It’s been nearly six years since the Spanair plane accident, where 154 people died. But why has the nightmare continued for those who survived?
Madrid airport is one of the most important in Europe and welcomes more than 100,000 passengers per day. On the 20th of August 2008, sixty-two of those daily passengers would board a Spanair plane to Gran Canaria. But what should have been a routine flight would turn into one of the worst plane accidents in Spanish history.
The catastrophe highlighted the airlines negligent behaviour and called attention upon the ineptitude of those involved in maintaining safety regulations. It also put into serious doubt the care and attendance of victims and their families after the catastrophe. 154 passengers — out of 172 people on board — died and 18 survived with serious physical and emotional scars.
A survivor vs a giant
Those affected by this tragedy have been living a nightmare, made even worse by Mapfre, one of Spain’s leading insurance companies, refusing to pay out compensations nearly six years after the accident. Rafael Vidal — one of the eighteen survivors — initiated on the 24th of February 2014 a petition on ‘Change.org’ to demand that the multinational company must settle compensation for survivors and victims’ relatives.
“For six years we’ve been trying to end this chapter of our lives and move on”, states Vidal in his petition. After undergoing fifteen surgical operations, all of them paid by himself with the aid of loans, the young telecommunications engineer is forced to wear a metal support frame permanently attached to his left leg. “What I want to claim is the right to a trial, and to have a judge decide whether I’m entitled to what I’m demanding or the unacceptable offer from Mapfre” said Vidal in March during a televised interview.
The victims association: searching for change
Two months after the tragedy, the first and only association of aircraft accidents was born in Spain: ‘La Asociación de Afectados del Vuelo JK5022‘ (The Association of those Affected by Flight JK5022). Currently it has more than one thousand members, eighty of them related directly with a victim or survivor of the accident. Together they claim for necessary changes in the Spanish system to ensure that similar tragedies never happen again.

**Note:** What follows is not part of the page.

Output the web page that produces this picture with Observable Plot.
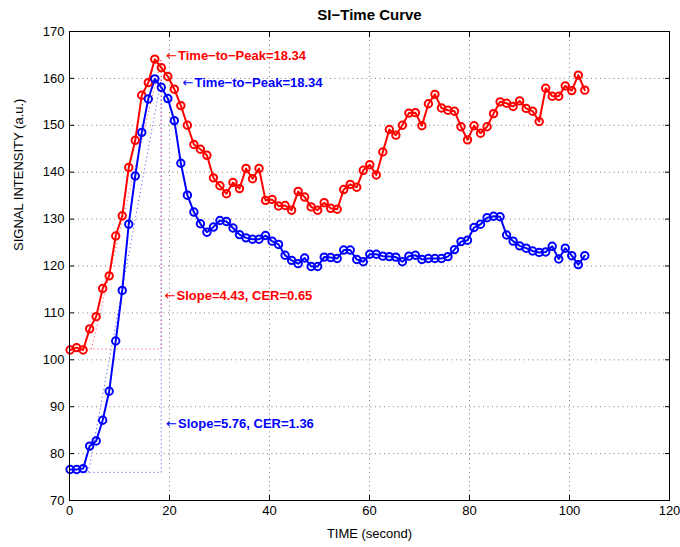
<!DOCTYPE html>
<html><head><meta charset="utf-8">
<script src="https://cdn.jsdelivr.net/npm/d3@7"></script>
<script src="https://cdn.jsdelivr.net/npm/@observablehq/plot@0.6"></script>
<style>body{margin:0;background:#fff}#chart svg{display:block}</style>
</head><body><div id="chart"></div>
<script>
// Signal intensity (a.u.)
const redSI = [102.1,102.6,102.1,106.6,109.2,115.2,117.9,126.4,130.7,141.0,
  146.8,156.4,159.1,164.1,162.3,160.4,157.7,154.2,150.0,145.9,
  144.9,143.6,138.8,137.1,135.4,137.8,136.5,140.8,138.6,140.8,
  134.0,134.2,132.8,132.9,131.9,135.9,134.7,132.6,131.9,133.5,
  132.3,132.1,136.3,137.4,136.8,140.4,141.6,139.4,144.3,149.1,
  147.9,150.0,152.6,152.7,149.9,154.6,156.6,153.7,153.2,153.0,
  149.7,146.9,149.9,148.3,149.7,152.5,155.0,154.7,154.0,155.2,
  153.6,153.0,150.8,157.9,156.2,156.2,158.4,157.4,160.7,157.5];
const blueSI = [76.6,76.6,76.8,81.6,82.7,87.1,93.3,104.0,114.8,128.9,
  139.2,148.5,155.6,159.9,158.1,155.7,151.0,141.9,135.1,131.5,
  129.0,127.2,128.3,129.7,129.5,128.1,126.7,126.0,125.7,125.7,
  126.5,125.3,124.6,122.3,121.2,120.5,121.7,119.9,119.9,121.9,
  121.8,121.6,123.4,123.4,121.4,120.9,122.5,122.5,122.1,122.0,
  121.9,120.9,122.1,122.3,121.4,121.6,121.6,121.6,122.0,123.5,
  125.2,125.5,128.2,128.9,130.3,130.6,130.5,126.6,125.3,124.3,
  123.8,123.2,122.9,123.0,124.2,121.5,123.8,122.2,120.3,122.2];
const SAMPLE_INTERVAL = 1.303; // seconds between frames
const START_TIME = 0.12;

const xTicks = [0, 20, 40, 60, 80, 100, 120];
const yTicks = [70, 80, 90, 100, 110, 120, 130, 140, 150, 160, 170];

const timeToPeak = 18.34;
const redBase = 102.3, redPeak = 164.1, redSlope = 4.43;
const blueBase = 76.0, bluePeak = 159.9, blueSlope = 5.76;

const annotations = [
  {t: 19.3, v: 164.8, text: "Time\u2212to\u2212Peak=18.34", color: "#ff0000"},
  {t: 22.6, v: 159.1, text: "Time\u2212to\u2212Peak=18.34", color: "#0000ff"},
  {t: 19.0, v: 113.7, text: "Slope=4.43, CER=0.65", color: "#ff0000"},
  {t: 19.3, v: 86.4, text: "Slope=5.76, CER=1.36", color: "#0000ff"}
];
const ARROW = "\u2190";

const RED = "#ff0000", BLUE = "#0000ff";
const rows = [];
redSI.forEach((v, i) => rows.push({t: START_TIME + i * SAMPLE_INTERVAL, v, s: "red"}));
blueSI.forEach((v, i) => rows.push({t: START_TIME + i * SAMPLE_INTERVAL, v, s: "blue"}));

function guides(base, peak, slope, color) {
  return [
    {x1: 0, y1: base, x2: timeToPeak, y2: base, color},
    {x1: timeToPeak, y1: base, x2: timeToPeak, y2: peak, color},
    {x1: timeToPeak - (peak - base) / slope, y1: base, x2: timeToPeak, y2: peak, color}
  ];
}
const guideLines = [...guides(redBase, redPeak, redSlope, RED), ...guides(blueBase, bluePeak, blueSlope, BLUE)];

const font = "'Liberation Sans', Arial, Helvetica, sans-serif";
const chart = Plot.plot({
  width: 680, height: 547,
  marginLeft: 69, marginRight: 11, marginTop: 31, marginBottom: 47,
  style: {fontFamily: font, fontSize: "13px", background: "#fff", color: "#000"},
  x: {domain: [0, 120], ticks: xTicks},
  y: {domain: [70, 170], ticks: yTicks},
  marks: [
    Plot.gridX(xTicks, {stroke: "#000", strokeOpacity: 0.5, strokeDasharray: "1,3.5"}),
    Plot.gridY(yTicks, {stroke: "#000", strokeOpacity: 0.5, strokeDasharray: "1,3.5"}),
    Plot.link(guideLines, {x1: "x1", y1: "y1", x2: "x2", y2: "y2", stroke: d => d.color, strokeWidth: 1, strokeDasharray: "1,3", strokeOpacity: 0.75}),
    Plot.line(rows, {x: "t", y: "v", z: "s", stroke: d => d.s === "red" ? RED : BLUE, strokeWidth: 2}),
    Plot.dot(rows, {x: "t", y: "v", r: 3.7, stroke: d => d.s === "red" ? RED : BLUE, strokeWidth: 2, fill: "none"}),
    Plot.frame({stroke: "#000", strokeWidth: 1}),
    Plot.axisX(xTicks, {anchor: "bottom", tickSize: -5, tickPadding: 10, label: null, fontSize: 13}),
    Plot.axisX(xTicks, {anchor: "top", tickSize: -5, tickFormat: () => "", label: null}),
    Plot.axisY(yTicks, {anchor: "left", tickSize: -5, tickPadding: 10, label: null, fontSize: 13}),
    Plot.axisY(yTicks, {anchor: "right", tickSize: -5, tickFormat: () => "", label: null}),
    Plot.text(annotations, {x: "t", y: "v", text: () => ARROW, fill: "color", textAnchor: "start", lineAnchor: "middle", fontFamily: "DejaVu Sans", fontWeight: "normal", fontSize: 13, dy: 0}),
    Plot.text(annotations, {x: "t", y: "v", text: "text", fill: "color", textAnchor: "start", lineAnchor: "middle", fontWeight: "bold", fontSize: 13, dx: 12}),
    Plot.text(["SI\u2212Time Curve"], {frameAnchor: "top", dy: -16, lineAnchor: "middle", fontWeight: "bold", fontSize: 15}),
    Plot.text(["TIME (second)"], {frameAnchor: "bottom", dy: 33, lineAnchor: "middle", fontSize: 13}),
    Plot.text(["SIGNAL INTENSITY (a.u.)"], {frameAnchor: "left", dx: -51, dy: -15, rotate: -90, lineAnchor: "middle", fontSize: 13})
  ]
});
document.getElementById("chart").appendChild(chart);
</script>
</body></html>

One of the people traumatised by that fateful day was Pilar Vera Palmés, now President of the Association and aunt of one of the deceased passengers. She accepted an interview request to discuss the conflict with Mapfre last March: “This battle is, firstly in name of the Association, but also in the name of all passengers that use air transportation” said Pilar, referring to Rafael Vidal’s initiative on ‘Change.org’. According to a statement released by Mapfre in its shareholders meeting on March 14th 2014, the company has paid compensation to 60% of all victims. However Pilar denies this, claiming she is only aware of thirty-eight cases of closed agreements.
Survivors and relatives of the victims continue to live a nightmare that is not only limited to the struggle with Mapfre but also goes back to the first reports of the investigation into the causes of the accident. On the 29th of July 2011 the Commission of Investigation of Accidents and Incidents of Civil Aviation (CIAIAC), under the supervision of the Spanish Ministry of Development, made public its final report naming the pilots as the main culprits. However, according to Spanish aviation professionals and the Association itself, this report only hides the truth. On the 20th of August the plane didn’t have all its permissions approved, they had been granted an extension of one month without a proper inspection.
The actual causes of the crash are much much more complicated and in order to explain them fully, the Association launched in 2012 the documentary: ‘JK5022; Una Cadena de Errores’ (JK5022; A Chain of Errors). Pilar claims that “Here in Spain the documentary has been silenced”.
This lack of justice has recently led them to seek help in Strasbourg, filing a lawsuit before the European Court of Human Rights denouncing violations committed by Spanish jurisdiction. “We want to express our desolation as Spanish citizens having to go out of our country to seek the justice that has been denied to us”, the last sentence of the document reads.
“If Rafael wins, we all win”
Within two weeks Rafael Vidal had 150,000 signatures supporting his petition on ‘Change.org’. Now he has nearly 170,000 which again proves how outraged many Spanish citizens are with Mapfre.
All the survivors, like Vidal, suffered serious physical injuries and emotional scars. One of the most dramatic cases was of a woman that is now in a wheelchair and, according to Pilar, “agreed a personal deal with Mapfre”. However, Rafael’s struggle is unique because of his involvement in all the Association’s activities and his active fight for justice. “This tragedy has taken away the best years of his life, and it is because not even the doctors have given him a solution. A few years ago, he was told that the only option he had was to lose his leg”.
But the nightmare that all the affected people have gone through has reunified them to fight and claim for rectifying the mistakes that were made. Their strength — as a result of the pain and injustice committed by the Spanish system — has made them a powerful community that seeks justice for the 172 people on board flight JK5022 and also an improvement of air transportation. In the words of the Association’s president: “If Rafael loses, he loses it alone, but if he wins he wins it for all of us “.